"A mí lo que me gusta es hacer viajes culturales", me suelta mi sobrino de nueve años mientras ahoga una patata frita en un océano de kétchup. Le pregunto por qué considera él que es un viaje cultural. "Ver museos y esas cosas", me responde y continúa enumerándome lo que tiene más claro, que es lo que no considera que es cultura, como "ir a la playa, a un parque acuático o estar comiendo todos los días por ahí".
No me arremango porque aún es verano y es Málaga y tengo ya la piel dura.

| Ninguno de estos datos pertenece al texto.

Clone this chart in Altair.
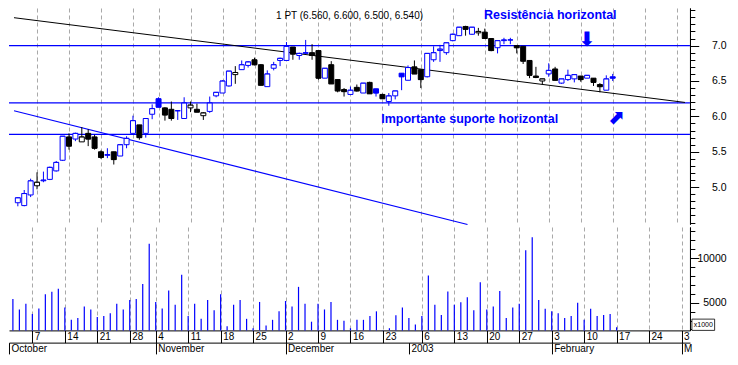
import json
import altair as alt
import pandas as pd

# ---------------- data ----------------
opens = [4.78, 4.74, 4.89, 5.02, 5.09, 5.11, 5.23, 5.38, 5.71, 5.68,
         5.64, 5.76, 5.71, 5.50, 5.45, 5.50, 5.44, 5.60, 5.76, 5.88,
         5.76, 6.03, 6.25, 6.12, 6.10, 6.08, 5.97, 6.12, 6.10, 6.01,
         6.07, 6.29, 6.33, 6.43, 6.59, 6.66, 6.72, 6.80, 6.73, 6.42,
         6.68, 6.79, 6.79, 6.98, 6.86, 6.89, 6.90, 6.93, 6.54, 6.73,
         6.52, 6.38, 6.31, 6.41, 6.33, 6.48, 6.39, 6.31, 6.21, 6.29,
         6.61, 6.51, 6.70, 6.66, 6.56, 6.80, 6.93, 6.90, 7.07, 7.14,
         7.27, 7.16, 7.18, 7.19, 7.10, 6.97, 7.07, 7.08, 7.00, 6.99,
         6.79, 6.57, 6.50, 6.60, 6.67, 6.47, 6.52, 6.53, 6.57, 6.54,
         6.54, 6.45, 6.37, 6.56]
highs = [4.86, 4.96, 5.12, 5.21, 5.22, 5.29, 5.37, 5.72, 5.76, 5.77,
         5.85, 5.82, 5.74, 5.52, 5.55, 5.50, 5.60, 5.72, 6.01, 5.88,
         5.97, 6.17, 6.27, 6.13, 6.21, 6.09, 6.27, 6.21, 6.18, 6.06,
         6.28, 6.34, 6.51, 6.64, 6.71, 6.79, 6.78, 6.83, 6.74, 6.65,
         6.77, 6.83, 7.05, 6.98, 6.90, 7.08, 7.02, 6.94, 6.68, 6.78,
         6.52, 6.40, 6.42, 6.45, 6.47, 6.49, 6.39, 6.32, 6.33, 6.36,
         6.61, 6.72, 6.79, 6.66, 6.89, 6.99, 7.01, 7.04, 7.17, 7.26,
         7.28, 7.26, 7.25, 7.24, 7.10, 7.07, 7.11, 7.11, 7.00, 6.99,
         6.79, 6.70, 6.53, 6.75, 6.70, 6.53, 6.66, 6.59, 6.57, 6.58,
         6.54, 6.47, 6.58, 6.60]
lows = [4.73, 4.73, 4.86, 4.97, 5.07, 5.10, 5.22, 5.37, 5.53, 5.65,
        5.64, 5.58, 5.53, 5.40, 5.41, 5.32, 5.44, 5.55, 5.76, 5.67,
        5.70, 5.96, 6.13, 5.94, 5.94, 5.95, 5.97, 6.06, 6.06, 5.95,
        6.05, 6.27, 6.33, 6.42, 6.46, 6.66, 6.69, 6.72, 6.44, 6.42,
        6.65, 6.71, 6.79, 6.80, 6.80, 6.89, 6.80, 6.52, 6.54, 6.46,
        6.34, 6.28, 6.31, 6.35, 6.33, 6.32, 6.28, 6.25, 6.15, 6.24,
        6.37, 6.51, 6.60, 6.40, 6.55, 6.77, 6.77, 6.87, 7.06, 7.14,
        7.14, 7.15, 7.14, 7.10, 6.92, 6.89, 7.02, 7.02, 6.89, 6.74,
        6.54, 6.54, 6.45, 6.56, 6.51, 6.46, 6.50, 6.48, 6.49, 6.54,
        6.43, 6.34, 6.37, 6.50]
closes = [4.85, 4.91, 5.09, 5.07, 5.10, 5.28, 5.35, 5.72, 5.58, 5.76,
          5.71, 5.68, 5.55, 5.42, 5.46, 5.39, 5.60, 5.69, 5.94, 5.70,
          5.97, 6.11, 6.13, 6.02, 5.97, 6.08, 6.19, 6.16, 6.06, 6.05,
          6.19, 6.34, 6.50, 6.64, 6.62, 6.73, 6.77, 6.73, 6.44, 6.60,
          6.73, 6.82, 6.99, 6.88, 6.89, 6.90, 6.86, 6.54, 6.68, 6.46,
          6.36, 6.35, 6.37, 6.36, 6.47, 6.32, 6.33, 6.25, 6.29, 6.36,
          6.56, 6.69, 6.60, 6.52, 6.89, 6.90, 6.95, 7.04, 7.16, 7.26,
          7.23, 7.26, 7.20, 7.10, 6.93, 7.07, 7.08, 7.08, 6.97, 6.78,
          6.58, 6.55, 6.53, 6.65, 6.51, 6.53, 6.58, 6.59, 6.52, 6.58,
          6.48, 6.42, 6.53, 6.54]
volumes = [5400, 4240, 4870, 3720, 4350, 5930, 6210, 6560, 4450, 3080,
           3290, 4560, 4240, 3400, 3510, 3820, 4870, 4240, 5290, 5400,
           7080, 11610, 5080, 4350, 6350, 4770, 8140, 3510, 4870, 3190,
           5290, 4140, 5930, 2350, 4770, 5290, 3190, 2140, 5080, 2450,
           3080, 4030, 5190, 4560, 6770, 4870, 2870, 4870, 4240, 5080,
           3080, 2980, 2140, 3080, 3080, 3510, 4030, 1900, 2140, 3580,
           4450, 3290, 2560, 3510, 8030, 4770, 3610, 6240, 4770, 5050,
           5610, 4140, 7290, 4240, 4560, 6320, 3290, 4450, 4870, 10870,
           12320, 5290, 4320, 4030, 3820, 3290, 3510, 4980, 3080, 4320,
           3510, 3610, 3720, 2240]

week_idx = [3, 8, 13, 18, 22, 27, 32, 37, 42, 47, 52, 57, 63, 68, 73, 78,
            83, 88, 93, 98, 103]
week_labels = ["7", "14", "21", "28", "4", "11", "18", "25", "2", "9", "16",
               "23", "6", "13", "20", "27", "3", "10", "17", "24", "3"]
month_idx = [-0.6, 22, 42, 61, 83, 103]
month_labels = ["October", "November", "December", "2003", "February", "M"]

levels = [7.0, 6.19, 5.745]
trend_x = [-0.6, 104.3]
trend_y = [7.394, 6.197]
diag_x = [-0.6, 70.3]
diag_y = [6.080, 4.473]

price_major = [5.0, 5.5, 6.0, 6.5, 7.0]
vol_major = [5000, 10000]

# ---------------- layout constants ----------------
SX = 720 / 738
SY = 0.94
W = 698 * SX
HP = 230 * SY
HV = 110 * SY
X0, X1 = -0.6, 104.3
P0, P1 = 4.477, 7.531
V0, V1 = 1895, 13474
BLUE = "#0000ff"
BLACK = "#000000"
GRID = "#a8a8a8"
FONT = "Liberation Sans"

n = len(closes)
prev = [opens[0]] + closes[:-1]
col = [BLUE if c >= p else BLACK for c, p in zip(closes, prev)]
fill = ["#ffffff" if c > o else k for o, c, k in zip(opens, closes, col)]
df = pd.DataFrame({"i": list(range(n)), "open": opens, "high": highs,
                   "low": lows, "close": closes, "vol": volumes,
                   "col": col, "fill": fill})

xsc = alt.Scale(domain=[X0, X1], nice=False, zero=False)
ysc = alt.Scale(domain=[P0, P1], nice=False, zero=False)
vsc = alt.Scale(domain=[V0, V1], nice=False, zero=False)

grid_axis = alt.Axis(values=week_idx, grid=True, gridDash=[4, 3],
                     gridColor=GRID, labels=False, ticks=False,
                     domain=False, title=None)
price_minor_vals = [round(4.5 + 0.1 * k, 1) for k in range(31)]
price_minor_vals = [v for v in price_minor_vals if v not in price_major]
p_minor_axis = alt.Axis(orient="right", values=price_minor_vals,
                        tickSize=5 * SX, labels=False, grid=False,
                        title=None, domainColor=BLACK, tickColor=BLACK)
p_major_axis = alt.Axis(orient="right", values=price_major, format=".1f",
                        tickSize=9 * SX, labelPadding=28 * SX,
                        labelAlign="right", labelFontSize=10.5,
                        grid=False, title=None, labelFlush=False,
                        labelOverlap=False, domainColor=BLACK,
                        tickColor=BLACK)

levels_l = alt.Chart(pd.DataFrame({"level": levels})).mark_rule(
    color=BLUE, strokeWidth=1.2).encode(
    y=alt.Y("level:Q", scale=ysc, axis=p_minor_axis))

trend_l = alt.Chart(pd.DataFrame({"x": trend_x, "y": trend_y})).mark_line(
    color=BLACK, strokeWidth=1).encode(
    x=alt.X("x:Q", scale=xsc, axis=grid_axis),
    y=alt.Y("y:Q", scale=ysc, axis=None))

diag_l = alt.Chart(pd.DataFrame({"x": diag_x, "y": diag_y})).mark_line(
    color=BLUE, strokeWidth=1.2).encode(
    x=alt.X("x:Q", scale=xsc, axis=None),
    y=alt.Y("y:Q", scale=ysc, axis=None))

base = alt.Chart(df)
wick_l = base.mark_rule(strokeWidth=1).encode(
    x=alt.X("i:Q", scale=xsc, axis=None),
    y=alt.Y("low:Q", scale=ysc, axis=p_major_axis),
    y2="high:Q",
    color=alt.Color("col:N", scale=None))
body_l = base.mark_bar(size=5, strokeWidth=1).encode(
    x=alt.X("i:Q", scale=xsc, axis=None),
    y=alt.Y("open:Q", scale=ysc, axis=None),
    y2="close:Q",
    fill=alt.Fill("fill:N", scale=None),
    stroke=alt.Stroke("col:N", scale=None))
close_l = base.mark_tick(orient="horizontal", size=5, thickness=1).encode(
    x=alt.X("i:Q", scale=xsc, axis=None),
    y=alt.Y("close:Q", scale=ysc, axis=None),
    color=alt.Color("col:N", scale=None))

title_l = alt.Chart(pd.DataFrame({"x": [51.86], "y": [7.421],
                                  "t": ["1 PT (6.560, 6.600, 6.500, 6.540)"]})
                    ).mark_text(font=FONT, fontSize=10, color=BLACK).encode(
    x=alt.X("x:Q", scale=xsc, axis=None),
    y=alt.Y("y:Q", scale=ysc, axis=None), text="t:N")
notes_l = alt.Chart(pd.DataFrame({
    "x": [83.25, 70.65], "y": [7.438, 5.957],
    "t": ["Resistência horizontal", "Importante suporte horizontal"]})
).mark_text(font=FONT, fontSize=12.5, fontWeight="bold", color=BLUE).encode(
    x=alt.X("x:Q", scale=xsc, axis=None),
    y=alt.Y("y:Q", scale=ysc, axis=None), text="t:N")
arrows_l = alt.Chart(pd.DataFrame({
    "x": [88.98, 93.49], "y": [7.086, 5.977], "t": ["⬇", "⬈"]})
).mark_text(font="DejaVu Sans", fontSize=20, fontWeight="bold",
            color=BLUE).encode(
    x=alt.X("x:Q", scale=xsc, axis=None),
    y=alt.Y("y:Q", scale=ysc, axis=None), text="t:N")

price = alt.layer(levels_l, trend_l, diag_l, wick_l, body_l, close_l,
                  title_l, notes_l, arrows_l).resolve_axis(
    x="independent", y="independent").properties(width=W, height=HP)

# ---------------- volume panel ----------------
day_expr = "{}[indexof({}, datum.value)]".format(json.dumps(week_labels),
                                                  json.dumps(week_idx))
month_expr = "{}[indexof({}, datum.value)]".format(json.dumps(month_labels),
                                                    json.dumps(month_idx))
day_axis = alt.Axis(orient="bottom", values=week_idx, labelExpr=day_expr,
                    tickSize=13 * SY, labelAlign="left",
                    labelBaseline="middle", labelPadding=6.7 * SY - 13 * SY,
                    labelOffset=2, labelFontSize=10, grid=True,
                    gridDash=[4, 3], gridColor=GRID, title=None,
                    labelFlush=False, labelOverlap=False, labelBound=False,
                    domainColor=BLACK, tickColor=BLACK)
month_axis = alt.Axis(orient="bottom", values=month_idx, labelExpr=month_expr,
                      offset=13 * SY, tickSize=12 * SY, labelAlign="left",
                      labelBaseline="middle", labelPadding=6.5 * SY - 12 * SY,
                      labelOffset=2, labelFontSize=10, grid=False, title=None,
                      labelFlush=False, labelOverlap=False, labelBound=False,
                      domainColor=BLACK, tickColor=BLACK)
vol_minor_vals = [v for v in range(2000, 14000, 1000) if v not in vol_major]
v_minor_axis = alt.Axis(orient="right", values=vol_minor_vals,
                        tickSize=5 * SX, labels=False, grid=False,
                        title=None, domainColor=BLACK, tickColor=BLACK)
v_major_axis = alt.Axis(orient="right", values=vol_major, format="d",
                        tickSize=9 * SX, labelPadding=28 * SX,
                        labelAlign="right", labelFontSize=10.5, grid=False,
                        title=None, labelFlush=False, labelOverlap=False,
                        domainColor=BLACK, tickColor=BLACK)

vol_l = base.mark_rule(color=BLUE, strokeWidth=1.2).encode(
    x=alt.X("i:Q", scale=xsc, axis=day_axis),
    y=alt.Y("vol:Q", scale=vsc, axis=v_major_axis),
    y2=alt.datum(V0))
box_df = pd.DataFrame({"bx": [104.6], "bx2": [108.1], "by": [V0],
                       "by2": [3158], "tx": [106.35], "ty": [2526],
                       "t": ["x1000"]})
box_l = alt.Chart(box_df).mark_rect(fill="#ffffff", stroke=BLACK,
                                    strokeWidth=0.8).encode(
    x=alt.X("bx:Q", scale=xsc, axis=month_axis), x2="bx2:Q",
    y=alt.Y("by:Q", scale=vsc, axis=v_minor_axis), y2="by2:Q")
boxt_l = alt.Chart(box_df).mark_text(font=FONT, fontSize=7,
                                     color=BLACK).encode(
    x=alt.X("tx:Q", scale=xsc, axis=None),
    y=alt.Y("ty:Q", scale=vsc, axis=None), text="t:N")

volume = alt.layer(vol_l, box_l, boxt_l).resolve_axis(
    x="independent", y="independent").properties(width=W, height=HV)

chart = alt.vconcat(price, volume, spacing=0).properties(
    padding=0
).configure_view(stroke=None).configure_axis(
    labelFont=FONT, labelColor=BLACK
)

chart.save("out.html", embed_options={"renderer": "svg", "actions": False})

"¿Sabes que la patata que te estás comiendo tiene su origen en los Andes, que los conquistadores la trajeron a España y que al principio se usaba como planta decorativa y como comida para animales? ¿Sabes por qué en Andalucía se espetan las sardinas y se come ajoblanco o por qué en el País Vasco se llama pastel de arroz a un postre que no se hace con arroz? ¿Sabes que puedes conocer a un pueblo por su comida?".
A mi segunda pregunta él ya está en otra cosa con esa habilidad natural que tienen los niños de ignorar a los adultos sin pudor alguno.
Pienso en esta conversación por la tarde, tras los helados de Lauri -de turrón para mí, de chocolate para él, por qué han dejado de hacer el de pistacho- y de pronto me encuentro trazando mapas e intentando averiguar en qué punto exacto del asfalto fue cuando cerramos los ojos. Y en qué kilómetro permitimos que ellos los cerraran.
A mirar también se enseña, no solo a llamar a las cosas por su nombre. Gato, avión, plátano. Mira: el uno, el dos, el tres. Y aplaudimos el acierto, el inventario de afluentes del río Guadalquivir y la precisión que se asienta en la superficie de las cosas que no tocamos. Como si no hubiera nada más allá de la materia, del significante.
Sin embargo, debemos tocar. Y hacerlo sin remilgos. Debemos mirar. Y hacerlo con curiosidad.
Decía Mary Frances Kennedy Fisher que "hay que animar al niño, no frenarlo, como hacen muchos, a observar lo que come y a reflexionar sobre ello". Pero eso supondría sembrar y regar y abonar y quitar hijuelos a esa planta que crece de nosotros pero que aspira a ser libre. Respetar sus tiempos. Tener paciencia. Razonar, debatir, explicar. Buscar las palabras. Mancharse las manos. Prestar atención. Desterrar el come y calla.
Enseñar a comer debería ser asignatura obligatoria en la mesa doméstica. También en los colegios. No podemos permitirnos que un niño piense que la cultura es algo que se mantiene al margen de la realidad, que está confinado entre las cuatro paredes de un museo o entre las páginas de un libro. Como si la cultura no naciera de nosotros para acabar de nuevo en nosotros. Y qué gran viaje.
Abrir los ojos al aprendizaje fuera de los espacios concretos destinados a ello podría ser un primer paso. Abramos esa jaula. Expliquemos a los niños que hay cultura en una receta, que hay historia en un plato, que hay emoción en un conjunto de sabores, que hay personas cocinando para personas y personas que comen para seguir existiendo.
Ellos tienen la capacidad de escoger su alimento y darle significado y ahondar en él tanto como les permitamos mancharse las manos. "Lo importante, para que no se convierta en un cerdo, en un cachorro o en un insecto verde y delicado", continúa con su sutil sarcasmo Fisher, "es dejarle comer desde el principio reflexionando sobre lo que tiene delante". Aunque sea un odioso menú infantil. Pero ese es -será- otro tema.
No soy experta en la materia. Solo soy madre. Yo, que cuando mi hijo llora, le doy una galleta.